利用期間を延ばして解約率(チャーンレート)を下げる
チャーンレートを下げるには、解約の原因を探る必要があります。解約の原因は、顧客満足度の調査やユーザーインタビューなどで顧客のニーズを把握しましょう。他には、次の対策も有効です。
- 適切な顧客設定かどうかを見直す
- カスタマーサクセスを強化する
チャーンレートを下げる対策について、詳しくは「SaaS業界におけるチャーンレート(解約率)の平均と目安とは?計算方法や改善策も解説」をご覧ください。
1顧客あたりの平均単価を上げる
1顧客あたりの平均単価を上げる方法では、単純に商品やサービスの値上げが考えられます。ただし、ニーズに対して納得感のない値上げは顧客離れを起こすでしょう。顧客との関係性が強く、競合との差別化ができている場合は、値上げを実行しても顧客離れまで至らないかもしれません。それでも、値上げを実行する場合は慎重に検討する必要があります。
単価を上げる以外には、次の方法が考えられるでしょう。
- 上位のプランへグレードアップグレードしてもらうアップセル
- 関連する商品やサービスを追加で購入してもらうクロスセル
いずれの方法も、顧客とのコミュニケーションを取りながら、適度な距離感を持って、適切なタイミングで提案を行うように注意しましょう。
CACを下げる
ユニットエコノミクスを上げるためのCACを下げる方法では、CACの種類ごとに取り組む必要があります。CACは、3つに分類できます。
- Organic CAC:既存顧客の紹介など自然な流れで増加した顧客の獲得単価
- Paid CAC:ウェブ広告など有料チャネル活用で集客した顧客獲得単価
- Blended CAC:Organic CACとPaid CACを合わせた顧客獲得単価
CACを下げる方法の1つは、Organic CACの配分を上げ、Paid CACを下げる考え方です。既存顧客の紹介や口コミ、自然検索からの流入を増やす取組をします。
また、Paid CACを使う場合は、CVRを上げることをKPIに設定して、効果測定をする必要があります。Organic CACは、検索エンジンやSNSなどからの自然流入によるものです。そのため、かけたコストに対しての成果を見極めにくい特徴があります。
一方のPaid CACであれば、ウェブ広告などかけたコストに対してCVRで判断できるでしょう。CVR改善に向けては、広告文や誘導先のランディングページの導線などを見直す必要もあります。
これらCACを下げる取り組みでは、業務効率化を意識することが大切です。顧客獲得にかける自社リソースもコストとして考えましょう。営業支援や顧客関係管理などを自動化できるSFAやCRMの導入も検討してみてはいかがでしょうか。自動化できる部分をツールに任せて、業務効率向上を意識したリソースの活用が求められます。
まとめ
LTVやCAC、ユニットエコノミクスはいずれもSaaS事業にとって最重要指標です。
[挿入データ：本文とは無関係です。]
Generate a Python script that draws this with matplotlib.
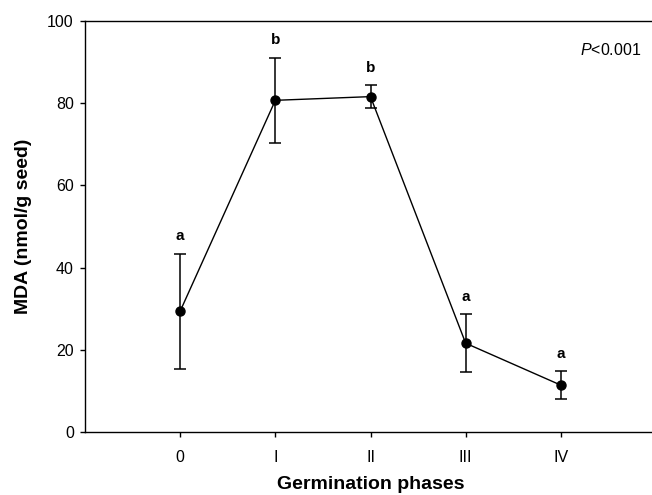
import matplotlib
matplotlib.use("Agg")
import matplotlib.pyplot as plt

plt.rcParams['font.family'] = ['Liberation Sans', 'DejaVu Sans']
plt.rcParams['mathtext.fontset'] = 'custom'
plt.rcParams['mathtext.rm'] = 'Liberation Sans'
plt.rcParams['mathtext.it'] = 'Liberation Sans:italic'

phases = ["0", "I", "II", "III", "IV"]
mda = [29.4, 80.7, 81.6, 21.6, 11.4]
err = [14.0, 10.4, 2.8, 7.1, 3.4]
groups = ["a", "b", "b", "a", "a"]
yticks = [0, 20, 40, 60, 80, 100]

W, H, DPI = 652, 495, 100
fig = plt.figure(figsize=(W / DPI, H / DPI), dpi=DPI)
ax = fig.add_axes([85 / W, (H - 432) / H, (656 - 85) / W, (432 - 21) / H])

x = list(range(len(phases)))
ax.errorbar(x, mda, yerr=err, fmt='-o', color='black', ecolor='black',
            lw=1.0, elinewidth=1.1, capsize=4.3, capthick=1.1,
            markersize=6.5, zorder=3)

for xi, yi, ei, g in zip(x, mda, err, groups):
    ax.annotate(g, (xi, yi + ei), xytext=(0, 9.5), textcoords='offset points',
                ha='center', va='baseline', fontsize=11, fontweight='bold')

ax.text(0.92, 0.93, r"$\mathit{P}$<0.001", transform=ax.transAxes,
        ha='center', va='center', fontsize=11.5)

ax.set_xlim(-1, 5)
ax.set_ylim(0, 100)
ax.set_xticks(x)
ax.set_xticklabels(phases)
ax.set_yticks(yticks)

for s in ax.spines.values():
    s.set_linewidth(1.0)
ax.spines['right'].set_visible(False)

ax.tick_params(axis='both', direction='out', length=3.6, width=1.0, labelsize=11.5)
ax.tick_params(axis='y', pad=4.5)
ax.tick_params(axis='x', pad=9)

ax.set_ylabel("MDA (nmol/g seed)", fontsize=14, fontweight='bold', labelpad=11)
ax.set_xlabel("Germination phases", fontsize=14, fontweight='bold', labelpad=8)

fig.savefig("out.png", dpi=DPI)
売上だけでは判断できない解約率も含めた指標としては、LTV、CACを適切に計算する必要があります。
CAC回収期間は、6カ月〜12カ月。ユニットエコノミクスは3以上を目安に、採算性を高めて事業が健全に成長できているかを確認しましょう。
ただし、スタートアップ期などの事業のフェーズによっては一時的に数値が悪化する場合もあります。投資判断を行う際は単に数値だけを見るのではなく、自社の状況に合わせて中長期的な視点で判断することも必要です。
健全であることが確認できたらBtoBの場合は、CACは一定以上は下がらないこと、また、高くなり続けることもない(収穫逓減する)ことを意識し、事業部全体でLTVの最大化を目指しましょう。
そうすることで、許容できるCACが最大化され事業の成長を加速させることになります。